**THE PROBLEM**
Select all lines in the records that include "this".

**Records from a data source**
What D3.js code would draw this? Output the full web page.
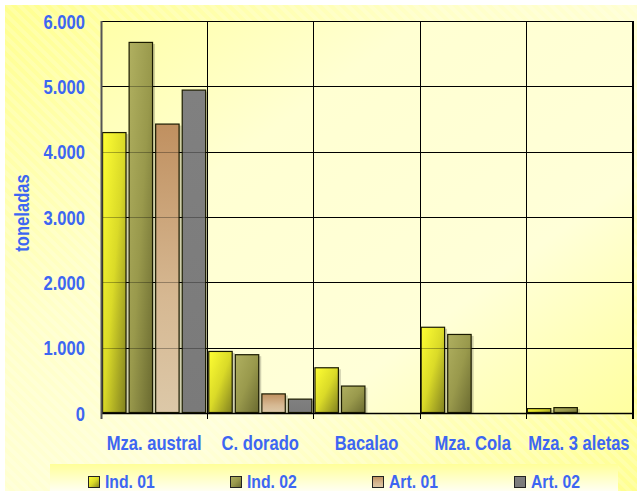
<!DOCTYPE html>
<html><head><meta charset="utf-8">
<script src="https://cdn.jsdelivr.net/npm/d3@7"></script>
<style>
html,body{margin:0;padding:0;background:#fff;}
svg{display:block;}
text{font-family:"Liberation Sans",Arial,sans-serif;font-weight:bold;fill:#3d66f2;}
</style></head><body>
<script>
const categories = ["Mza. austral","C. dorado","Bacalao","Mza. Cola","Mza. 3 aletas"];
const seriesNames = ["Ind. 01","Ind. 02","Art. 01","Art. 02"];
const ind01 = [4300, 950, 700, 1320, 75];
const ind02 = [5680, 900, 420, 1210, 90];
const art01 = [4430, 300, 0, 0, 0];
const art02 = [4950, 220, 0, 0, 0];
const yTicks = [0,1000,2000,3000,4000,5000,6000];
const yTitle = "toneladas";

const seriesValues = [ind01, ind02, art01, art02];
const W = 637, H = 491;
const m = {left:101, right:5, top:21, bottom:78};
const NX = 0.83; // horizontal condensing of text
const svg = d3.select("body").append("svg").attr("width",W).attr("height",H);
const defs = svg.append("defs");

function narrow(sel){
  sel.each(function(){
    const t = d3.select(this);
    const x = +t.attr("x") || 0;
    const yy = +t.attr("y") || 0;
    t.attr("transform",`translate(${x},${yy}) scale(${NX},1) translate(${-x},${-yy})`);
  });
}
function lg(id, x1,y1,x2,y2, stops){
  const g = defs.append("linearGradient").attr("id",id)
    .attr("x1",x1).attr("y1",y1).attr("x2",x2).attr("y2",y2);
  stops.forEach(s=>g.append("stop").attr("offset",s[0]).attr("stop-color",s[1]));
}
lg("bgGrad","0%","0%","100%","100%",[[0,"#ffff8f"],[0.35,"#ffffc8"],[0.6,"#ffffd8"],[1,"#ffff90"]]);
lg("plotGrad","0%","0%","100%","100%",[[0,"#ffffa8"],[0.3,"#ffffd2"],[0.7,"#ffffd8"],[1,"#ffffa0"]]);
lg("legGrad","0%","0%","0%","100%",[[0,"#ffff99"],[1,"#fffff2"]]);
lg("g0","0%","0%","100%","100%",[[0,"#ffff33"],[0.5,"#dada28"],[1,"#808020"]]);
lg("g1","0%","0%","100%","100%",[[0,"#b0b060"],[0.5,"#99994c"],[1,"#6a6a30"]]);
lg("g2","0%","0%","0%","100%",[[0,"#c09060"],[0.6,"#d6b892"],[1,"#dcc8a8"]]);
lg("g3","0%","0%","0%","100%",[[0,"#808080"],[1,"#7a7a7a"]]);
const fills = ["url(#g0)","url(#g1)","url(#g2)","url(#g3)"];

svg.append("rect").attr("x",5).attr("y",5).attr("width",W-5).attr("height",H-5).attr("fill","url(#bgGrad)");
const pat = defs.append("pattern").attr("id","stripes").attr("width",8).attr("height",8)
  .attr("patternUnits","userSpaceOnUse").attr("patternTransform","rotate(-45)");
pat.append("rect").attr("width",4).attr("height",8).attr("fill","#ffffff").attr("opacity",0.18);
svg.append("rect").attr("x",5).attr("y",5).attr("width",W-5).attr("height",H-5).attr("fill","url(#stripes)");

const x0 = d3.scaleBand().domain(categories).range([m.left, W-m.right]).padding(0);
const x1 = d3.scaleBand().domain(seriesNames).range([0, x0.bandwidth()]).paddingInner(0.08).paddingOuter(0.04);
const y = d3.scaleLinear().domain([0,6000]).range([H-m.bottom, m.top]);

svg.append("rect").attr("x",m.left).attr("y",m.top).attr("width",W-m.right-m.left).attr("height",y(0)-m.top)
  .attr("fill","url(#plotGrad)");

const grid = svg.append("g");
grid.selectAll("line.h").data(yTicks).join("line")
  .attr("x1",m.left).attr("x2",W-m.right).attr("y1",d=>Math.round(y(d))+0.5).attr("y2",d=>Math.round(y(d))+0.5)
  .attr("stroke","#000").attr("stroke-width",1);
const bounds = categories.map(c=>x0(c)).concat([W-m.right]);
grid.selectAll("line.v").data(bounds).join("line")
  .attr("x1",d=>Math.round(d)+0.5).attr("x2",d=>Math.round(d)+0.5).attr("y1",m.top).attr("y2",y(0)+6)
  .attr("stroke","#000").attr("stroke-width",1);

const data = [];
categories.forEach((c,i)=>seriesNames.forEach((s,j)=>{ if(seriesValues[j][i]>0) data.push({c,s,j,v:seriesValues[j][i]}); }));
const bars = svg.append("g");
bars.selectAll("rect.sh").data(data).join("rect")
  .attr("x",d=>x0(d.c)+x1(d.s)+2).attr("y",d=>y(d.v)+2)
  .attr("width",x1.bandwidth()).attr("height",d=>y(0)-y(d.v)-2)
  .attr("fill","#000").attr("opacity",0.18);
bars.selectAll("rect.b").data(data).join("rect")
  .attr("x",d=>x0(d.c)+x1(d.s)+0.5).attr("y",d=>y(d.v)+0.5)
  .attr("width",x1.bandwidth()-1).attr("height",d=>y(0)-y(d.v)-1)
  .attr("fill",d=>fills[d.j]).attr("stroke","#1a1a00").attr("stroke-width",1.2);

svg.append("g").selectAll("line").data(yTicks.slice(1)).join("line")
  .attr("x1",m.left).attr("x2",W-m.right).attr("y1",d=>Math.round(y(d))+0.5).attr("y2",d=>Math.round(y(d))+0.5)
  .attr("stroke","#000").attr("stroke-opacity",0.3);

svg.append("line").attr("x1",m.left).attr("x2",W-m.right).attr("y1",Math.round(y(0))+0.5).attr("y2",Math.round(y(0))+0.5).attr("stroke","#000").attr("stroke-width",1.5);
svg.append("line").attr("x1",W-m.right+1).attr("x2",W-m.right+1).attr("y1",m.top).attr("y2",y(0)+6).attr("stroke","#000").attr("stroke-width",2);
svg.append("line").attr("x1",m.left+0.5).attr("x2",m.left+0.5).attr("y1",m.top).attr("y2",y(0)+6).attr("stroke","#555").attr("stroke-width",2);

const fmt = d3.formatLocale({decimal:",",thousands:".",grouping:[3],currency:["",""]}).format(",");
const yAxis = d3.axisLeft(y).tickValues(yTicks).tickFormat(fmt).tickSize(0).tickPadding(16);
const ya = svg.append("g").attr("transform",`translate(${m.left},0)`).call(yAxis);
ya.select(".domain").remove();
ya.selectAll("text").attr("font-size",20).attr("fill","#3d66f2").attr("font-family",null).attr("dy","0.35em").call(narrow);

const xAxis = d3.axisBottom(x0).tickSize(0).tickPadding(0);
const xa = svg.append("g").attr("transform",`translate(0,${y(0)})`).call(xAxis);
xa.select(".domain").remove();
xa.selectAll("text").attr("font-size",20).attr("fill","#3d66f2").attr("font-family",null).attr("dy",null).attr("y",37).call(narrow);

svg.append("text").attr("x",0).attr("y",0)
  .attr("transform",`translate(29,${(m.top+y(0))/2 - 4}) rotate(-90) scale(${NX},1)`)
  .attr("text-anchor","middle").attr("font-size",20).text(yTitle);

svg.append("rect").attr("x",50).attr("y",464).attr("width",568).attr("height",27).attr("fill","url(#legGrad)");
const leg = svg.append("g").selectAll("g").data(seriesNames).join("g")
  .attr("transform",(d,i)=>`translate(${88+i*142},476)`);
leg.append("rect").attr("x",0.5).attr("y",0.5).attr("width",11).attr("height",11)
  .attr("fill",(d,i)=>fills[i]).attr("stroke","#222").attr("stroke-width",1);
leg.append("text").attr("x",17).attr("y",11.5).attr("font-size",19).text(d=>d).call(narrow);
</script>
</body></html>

--

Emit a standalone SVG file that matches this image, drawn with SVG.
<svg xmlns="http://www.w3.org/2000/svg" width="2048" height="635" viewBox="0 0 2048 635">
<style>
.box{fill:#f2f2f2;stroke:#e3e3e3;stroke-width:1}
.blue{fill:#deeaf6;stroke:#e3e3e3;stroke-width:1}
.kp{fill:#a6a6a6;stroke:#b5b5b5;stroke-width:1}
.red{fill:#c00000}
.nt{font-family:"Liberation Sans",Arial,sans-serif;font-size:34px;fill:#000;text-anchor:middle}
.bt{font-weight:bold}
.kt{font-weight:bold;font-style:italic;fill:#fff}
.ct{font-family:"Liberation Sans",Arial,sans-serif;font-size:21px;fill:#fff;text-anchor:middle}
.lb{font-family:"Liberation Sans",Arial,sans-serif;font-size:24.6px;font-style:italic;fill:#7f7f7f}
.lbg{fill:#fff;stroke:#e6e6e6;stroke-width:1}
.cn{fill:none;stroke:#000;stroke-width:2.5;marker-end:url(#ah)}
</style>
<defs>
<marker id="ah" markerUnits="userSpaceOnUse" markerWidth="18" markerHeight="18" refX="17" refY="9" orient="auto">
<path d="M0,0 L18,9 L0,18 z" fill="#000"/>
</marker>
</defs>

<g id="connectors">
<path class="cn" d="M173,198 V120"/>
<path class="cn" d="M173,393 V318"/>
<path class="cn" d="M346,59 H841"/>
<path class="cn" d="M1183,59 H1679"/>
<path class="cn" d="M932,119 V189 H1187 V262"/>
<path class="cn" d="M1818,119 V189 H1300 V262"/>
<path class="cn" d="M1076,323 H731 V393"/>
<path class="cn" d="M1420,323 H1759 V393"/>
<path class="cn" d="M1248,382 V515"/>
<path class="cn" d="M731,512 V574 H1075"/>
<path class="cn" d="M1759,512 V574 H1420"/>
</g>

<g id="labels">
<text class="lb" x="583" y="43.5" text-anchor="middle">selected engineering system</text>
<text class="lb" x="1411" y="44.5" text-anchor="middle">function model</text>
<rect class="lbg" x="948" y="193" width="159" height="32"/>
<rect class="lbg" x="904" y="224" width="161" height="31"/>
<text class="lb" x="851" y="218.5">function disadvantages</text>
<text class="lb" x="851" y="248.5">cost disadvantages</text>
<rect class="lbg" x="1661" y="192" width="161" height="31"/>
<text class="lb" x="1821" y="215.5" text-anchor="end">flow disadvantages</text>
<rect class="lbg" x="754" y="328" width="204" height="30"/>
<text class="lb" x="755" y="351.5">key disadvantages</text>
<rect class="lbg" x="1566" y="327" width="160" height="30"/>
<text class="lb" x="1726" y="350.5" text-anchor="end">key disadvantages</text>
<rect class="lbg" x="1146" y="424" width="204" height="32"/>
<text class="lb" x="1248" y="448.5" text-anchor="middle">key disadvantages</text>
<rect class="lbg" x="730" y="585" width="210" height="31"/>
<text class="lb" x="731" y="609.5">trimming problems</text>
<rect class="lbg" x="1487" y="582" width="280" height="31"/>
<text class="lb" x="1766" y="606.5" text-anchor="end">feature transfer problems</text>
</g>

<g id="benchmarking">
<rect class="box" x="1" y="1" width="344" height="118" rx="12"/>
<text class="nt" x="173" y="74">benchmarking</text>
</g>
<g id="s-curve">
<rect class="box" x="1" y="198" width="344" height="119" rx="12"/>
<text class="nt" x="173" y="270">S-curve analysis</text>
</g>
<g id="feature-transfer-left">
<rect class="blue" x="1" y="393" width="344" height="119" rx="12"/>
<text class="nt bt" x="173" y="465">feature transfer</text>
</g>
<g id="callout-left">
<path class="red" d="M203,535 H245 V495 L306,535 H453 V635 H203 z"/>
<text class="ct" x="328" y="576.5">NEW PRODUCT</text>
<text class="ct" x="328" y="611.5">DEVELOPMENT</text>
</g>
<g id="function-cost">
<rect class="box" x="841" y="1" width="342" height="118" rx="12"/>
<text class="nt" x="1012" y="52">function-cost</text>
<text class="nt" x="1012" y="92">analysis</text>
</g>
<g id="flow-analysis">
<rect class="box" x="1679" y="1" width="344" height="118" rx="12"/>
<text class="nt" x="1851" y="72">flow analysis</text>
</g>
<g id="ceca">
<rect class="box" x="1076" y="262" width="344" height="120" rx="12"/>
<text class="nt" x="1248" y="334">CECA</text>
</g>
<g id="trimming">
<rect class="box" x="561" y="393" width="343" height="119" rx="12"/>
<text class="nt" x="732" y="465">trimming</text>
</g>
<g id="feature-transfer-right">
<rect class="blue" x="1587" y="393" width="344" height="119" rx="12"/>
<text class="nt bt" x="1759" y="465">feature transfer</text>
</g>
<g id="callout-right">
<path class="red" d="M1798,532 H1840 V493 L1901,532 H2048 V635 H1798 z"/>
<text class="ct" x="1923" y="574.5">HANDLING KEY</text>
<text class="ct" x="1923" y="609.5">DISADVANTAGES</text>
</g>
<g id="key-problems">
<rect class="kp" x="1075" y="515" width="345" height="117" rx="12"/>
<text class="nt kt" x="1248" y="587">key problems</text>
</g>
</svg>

**THE RESPONSE**
What D3.js code would draw this? Output the full web page.
    const t = d3.select(this);
Emit a standalone SVG file that matches this image, drawn with SVG.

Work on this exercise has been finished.